* [What is needed]:
Pick out the lines in the listing below that contain the word "matplotlib" and copy them.

— begin Information shown —

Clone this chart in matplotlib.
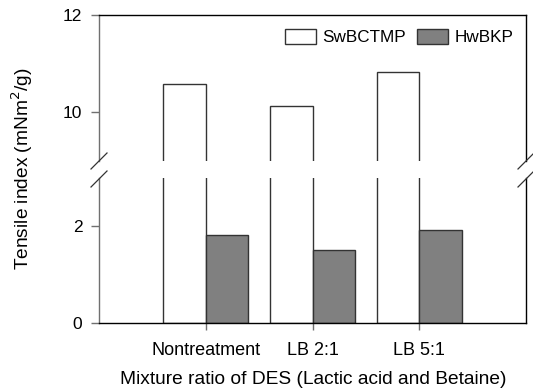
import numpy as np
import matplotlib
matplotlib.use("Agg")
import matplotlib.pyplot as plt
from matplotlib.lines import Line2D

plt.rcParams['font.family'] = ['Liberation Sans', 'DejaVu Sans']

# data
groups = ["Nontreatment", "LB 2:1", "LB 5:1"]
sw_bctmp = [10.58, 10.12, 10.82]
hw_bkp = [1.83, 1.52, 1.92]

W, H = 533, 392
fig = plt.figure(figsize=(W / 100, H / 100), dpi=100)

# axes in pixel coords: left 99, right 526, upper panel 15-161, lower 178-323
def px_axes(l, t, r, b):
    return fig.add_axes([l / W, 1 - b / H, (r - l) / W, (b - t) / H])

ax_top = px_axes(99, 15, 526, 161)
ax_bot = px_axes(99, 178, 526, 323)

x = np.arange(1, len(groups) + 1)
bw = 0.4
edge = '#333333'
for ax in (ax_top, ax_bot):
    ax.bar(x - bw / 2, sw_bctmp, bw, color='white', edgecolor=edge, linewidth=1, label='SwBCTMP')
    ax.bar(x + bw / 2, hw_bkp, bw, color='#808080', edgecolor=edge, linewidth=1, label='HwBKP')
    ax.set_xlim(0, 4)
    for s in ax.spines.values():
        s.set_linewidth(1)
    ax.spines['left'].set_color('#707070')
    ax.tick_params(direction='out', length=6, width=1, color='#707070', labelsize=12.5)
    ax.tick_params(axis='y', pad=6)

ax_top.set_ylim(9, 12)
ax_top.set_yticks([10, 12])
ax_top.spines['bottom'].set_visible(False)
ax_top.tick_params(axis='x', bottom=False, labelbottom=False)

ax_bot.set_ylim(0, 3)
ax_bot.set_yticks([0, 2])
ax_bot.spines['top'].set_visible(False)
ax_bot.set_xticks(x)
ax_bot.set_xticklabels(groups, fontsize=13)
ax_bot.tick_params(axis='x', length=5, pad=9)

# break marks on both sides
for xp in (99, 526):
    for yp in (161, 179):
        fig.add_artist(Line2D([(xp - 8) / W, (xp + 8) / W],
                              [1 - (yp + 8) / H, 1 - (yp - 8) / H],
                              color='#333333', linewidth=0.9))

ax_top.legend(loc='upper right', bbox_to_anchor=(0.99, 0.96), ncol=2, frameon=False,
              fontsize=12.3, borderpad=0, handlelength=1.8, handleheight=0.9,
              handletextpad=0.36, columnspacing=0.7)

fig.text(22 / W, 1 - 169 / H, 'Tensile index (mNm$^2$/g)', rotation=90,
         ha='center', va='center', fontsize=13.8)
fig.text(313 / W, 1 - 380 / H, 'Mixture ratio of DES (Lactic acid and Betaine)',
         ha='center', va='center', fontsize=13.8)

fig.savefig('out.png', dpi=100)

— end Information shown —

* [Answer to this exercise]:
Clone this chart in matplotlib.
import matplotlib
matplotlib.use("Agg")
import matplotlib.pyplot as plt
from matplotlib.lines import Line2D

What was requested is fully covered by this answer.